◆ **TASK TO COMPLETE**: Exact repetition of every entry is required.

* Begin *

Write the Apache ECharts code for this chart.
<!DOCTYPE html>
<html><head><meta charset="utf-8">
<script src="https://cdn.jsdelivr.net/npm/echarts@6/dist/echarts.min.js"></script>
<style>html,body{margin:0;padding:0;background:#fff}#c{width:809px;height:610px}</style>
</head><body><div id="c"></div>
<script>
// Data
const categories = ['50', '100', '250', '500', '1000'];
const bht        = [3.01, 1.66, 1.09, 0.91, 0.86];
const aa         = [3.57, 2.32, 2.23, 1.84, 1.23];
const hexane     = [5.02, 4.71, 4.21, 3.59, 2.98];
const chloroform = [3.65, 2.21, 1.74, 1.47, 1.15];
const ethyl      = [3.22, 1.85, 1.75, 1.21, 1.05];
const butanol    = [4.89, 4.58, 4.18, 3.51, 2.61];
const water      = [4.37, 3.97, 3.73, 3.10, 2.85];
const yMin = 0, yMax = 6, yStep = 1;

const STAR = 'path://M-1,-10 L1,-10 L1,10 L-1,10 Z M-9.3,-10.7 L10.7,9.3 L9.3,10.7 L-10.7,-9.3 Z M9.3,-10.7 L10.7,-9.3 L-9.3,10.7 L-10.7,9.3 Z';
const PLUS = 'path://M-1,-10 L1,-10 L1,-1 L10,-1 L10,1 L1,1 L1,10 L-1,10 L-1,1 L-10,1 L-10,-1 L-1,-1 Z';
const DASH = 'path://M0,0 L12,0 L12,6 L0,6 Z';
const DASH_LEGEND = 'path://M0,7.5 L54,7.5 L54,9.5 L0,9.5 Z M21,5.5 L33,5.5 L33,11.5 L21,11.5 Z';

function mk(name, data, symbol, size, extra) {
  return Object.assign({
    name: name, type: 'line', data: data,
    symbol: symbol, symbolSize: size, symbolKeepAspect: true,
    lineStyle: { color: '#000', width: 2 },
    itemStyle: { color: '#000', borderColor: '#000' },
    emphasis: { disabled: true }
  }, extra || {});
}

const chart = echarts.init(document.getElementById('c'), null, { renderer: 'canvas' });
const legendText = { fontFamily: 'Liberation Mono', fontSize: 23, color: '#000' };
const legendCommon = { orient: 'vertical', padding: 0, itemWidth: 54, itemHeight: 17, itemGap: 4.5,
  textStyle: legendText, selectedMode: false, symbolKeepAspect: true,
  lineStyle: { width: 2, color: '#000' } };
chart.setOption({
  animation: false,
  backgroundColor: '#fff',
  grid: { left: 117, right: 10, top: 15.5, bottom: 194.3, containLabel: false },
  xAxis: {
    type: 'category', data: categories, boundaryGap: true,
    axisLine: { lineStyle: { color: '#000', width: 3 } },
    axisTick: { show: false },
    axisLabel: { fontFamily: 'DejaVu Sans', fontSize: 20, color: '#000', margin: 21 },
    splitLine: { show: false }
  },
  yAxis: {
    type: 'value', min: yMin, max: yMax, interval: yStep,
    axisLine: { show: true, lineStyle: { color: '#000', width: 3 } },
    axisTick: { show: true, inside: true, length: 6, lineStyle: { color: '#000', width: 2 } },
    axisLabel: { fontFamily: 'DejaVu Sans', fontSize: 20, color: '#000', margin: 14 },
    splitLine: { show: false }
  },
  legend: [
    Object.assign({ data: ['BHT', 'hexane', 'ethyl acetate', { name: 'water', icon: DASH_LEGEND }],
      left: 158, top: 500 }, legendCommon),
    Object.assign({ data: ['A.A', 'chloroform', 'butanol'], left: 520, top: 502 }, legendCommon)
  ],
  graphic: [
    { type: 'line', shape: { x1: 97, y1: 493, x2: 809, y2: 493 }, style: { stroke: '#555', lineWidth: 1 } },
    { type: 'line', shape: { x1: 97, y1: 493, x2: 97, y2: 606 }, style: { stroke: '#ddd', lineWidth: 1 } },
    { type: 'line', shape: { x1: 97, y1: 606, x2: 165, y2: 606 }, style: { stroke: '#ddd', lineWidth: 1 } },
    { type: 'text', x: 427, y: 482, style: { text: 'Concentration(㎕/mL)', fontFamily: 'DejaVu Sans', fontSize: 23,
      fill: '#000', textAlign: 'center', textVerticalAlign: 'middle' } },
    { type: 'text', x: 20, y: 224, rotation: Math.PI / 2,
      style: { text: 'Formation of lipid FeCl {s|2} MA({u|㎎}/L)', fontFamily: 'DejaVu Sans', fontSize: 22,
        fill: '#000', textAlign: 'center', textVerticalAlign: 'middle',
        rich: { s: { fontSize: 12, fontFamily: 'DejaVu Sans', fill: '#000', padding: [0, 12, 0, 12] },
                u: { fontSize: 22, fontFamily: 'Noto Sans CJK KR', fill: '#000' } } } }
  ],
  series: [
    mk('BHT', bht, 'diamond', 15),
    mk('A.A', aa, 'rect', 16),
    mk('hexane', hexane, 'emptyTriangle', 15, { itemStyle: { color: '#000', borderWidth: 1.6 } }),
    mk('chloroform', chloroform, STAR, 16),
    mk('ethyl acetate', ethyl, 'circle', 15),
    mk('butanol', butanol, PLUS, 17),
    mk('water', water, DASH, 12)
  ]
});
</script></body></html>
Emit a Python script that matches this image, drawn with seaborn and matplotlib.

* End *

◆ **RIGHT ANSWER**:
Write the Apache ECharts code for this chart.
<!DOCTYPE html>
<html><head><meta charset="utf-8">
<script src="https://cdn.jsdelivr.net/npm/echarts@6/dist/echarts.min.js"></script>
<style>html,body{margin:0;padding:0;background:#fff}#c{width:809px;height:610px}</style>
</head><body><div id="c"></div>
<script>
// Data
const categories = ['50', '100', '250', '500', '1000'];
const bht        = [3.01, 1.66, 1.09, 0.91, 0.86];
const aa         = [3.57, 2.32, 2.23, 1.84, 1.23];
const hexane     = [5.02, 4.71, 4.21, 3.59, 2.98];
const chloroform = [3.65, 2.21, 1.74, 1.47, 1.15];
const ethyl      = [3.22, 1.85, 1.75, 1.21, 1.05];
const butanol    = [4.89, 4.58, 4.18, 3.51, 2.61];
const water      = [4.37, 3.97, 3.73, 3.10, 2.85];
const yMin = 0, yMax = 6, yStep = 1;

const STAR = 'path://M-1,-10 L1,-10 L1,10 L-1,10 Z M-9.3,-10.7 L10.7,9.3 L9.3,10.7 L-10.7,-9.3 Z M9.3,-10.7 L10.7,-9.3 L-9.3,10.7 L-10.7,9.3 Z';
const PLUS = 'path://M-1,-10 L1,-10 L1,-1 L10,-1 L10,1 L1,1 L1,10 L-1,10 L-1,1 L-10,1 L-10,-1 L-1,-1 Z';
const DASH = 'path://M0,0 L12,0 L12,6 L0,6 Z';
const DASH_LEGEND = 'path://M0,7.5 L54,7.5 L54,9.5 L0,9.5 Z M21,5.5 L33,5.5 L33,11.5 L21,11.5 Z';

function mk(name, data, symbol, size, extra) {
  return Object.assign({
    name: name, type: 'line', data: data,
    symbol: symbol, symbolSize: size, symbolKeepAspect: true,
    lineStyle: { color: '#000', width: 2 },
    itemStyle: { color: '#000', borderColor: '#000' },
    emphasis: { disabled: true }
  }, extra || {});
}

const chart = echarts.init(document.getElementById('c'), null, { renderer: 'canvas' });
const legendText = { fontFamily: 'Liberation Mono', fontSize: 23, color: '#000' };
const legendCommon = { orient: 'vertical', padding: 0, itemWidth: 54, itemHeight: 17, itemGap: 4.5,
  textStyle: legendText, selectedMode: false, symbolKeepAspect: true,
  lineStyle: { width: 2, color: '#000' } };
chart.setOption({
  animation: false,
  backgroundColor: '#fff',
  grid: { left: 117, right: 10, top: 15.5, bottom: 194.3, containLabel: false },
  xAxis: {
    type: 'category', data: categories, boundaryGap: true,
    axisLine: { lineStyle: { color: '#000', width: 3 } },
    axisTick: { show: false },
    axisLabel: { fontFamily: 'DejaVu Sans', fontSize: 20, color: '#000', margin: 21 },
    splitLine: { show: false }
  },
  yAxis: {
    type: 'value', min: yMin, max: yMax, interval: yStep,
    axisLine: { show: true, lineStyle: { color: '#000', width: 3 } },
    axisTick: { show: true, inside: true, length: 6, lineStyle: { color: '#000', width: 2 } },
    axisLabel: { fontFamily: 'DejaVu Sans', fontSize: 20, color: '#000', margin: 14 },
    splitLine: { show: false }
  },
  legend: [
    Object.assign({ data: ['BHT', 'hexane', 'ethyl acetate', { name: 'water', icon: DASH_LEGEND }],
      left: 158, top: 500 }, legendCommon),
    Object.assign({ data: ['A.A', 'chloroform', 'butanol'], left: 520, top: 502 }, legendCommon)
  ],
  graphic: [
    { type: 'line', shape: { x1: 97, y1: 493, x2: 809, y2: 493 }, style: { stroke: '#555', lineWidth: 1 } },
    { type: 'line', shape: { x1: 97, y1: 493, x2: 97, y2: 606 }, style: { stroke: '#ddd', lineWidth: 1 } },
    { type: 'line', shape: { x1: 97, y1: 606, x2: 165, y2: 606 }, style: { stroke: '#ddd', lineWidth: 1 } },
    { type: 'text', x: 427, y: 482, style: { text: 'Concentration(㎕/mL)', fontFamily: 'DejaVu Sans', fontSize: 23,
      fill: '#000', textAlign: 'center', textVerticalAlign: 'middle' } },
    { type: 'text', x: 20, y: 224, rotation: Math.PI / 2,
      style: { text: 'Formation of lipid FeCl {s|2} MA({u|㎎}/L)', fontFamily: 'DejaVu Sans', fontSize: 22,
        fill: '#000', textAlign: 'center', textVerticalAlign: 'middle',
        rich: { s: { fontSize: 12, fontFamily: 'DejaVu Sans', fill: '#000', padding: [0, 12, 0, 12] },
                u: { fontSize: 22, fontFamily: 'Noto Sans CJK KR', fill: '#000' } } } }
  ],
  series: [
    mk('BHT', bht, 'diamond', 15),
    mk('A.A', aa, 'rect', 16),
    mk('hexane', hexane, 'emptyTriangle', 15, { itemStyle: { color: '#000', borderWidth: 1.6 } }),
    mk('chloroform', chloroform, STAR, 16),
    mk('ethyl acetate', ethyl, 'circle', 15),
    mk('butanol', butanol, PLUS, 17),
    mk('water', water, DASH, 12)
  ]
});
</script></body></html>
Emit a Python script that matches this image, drawn with seaborn and matplotlib.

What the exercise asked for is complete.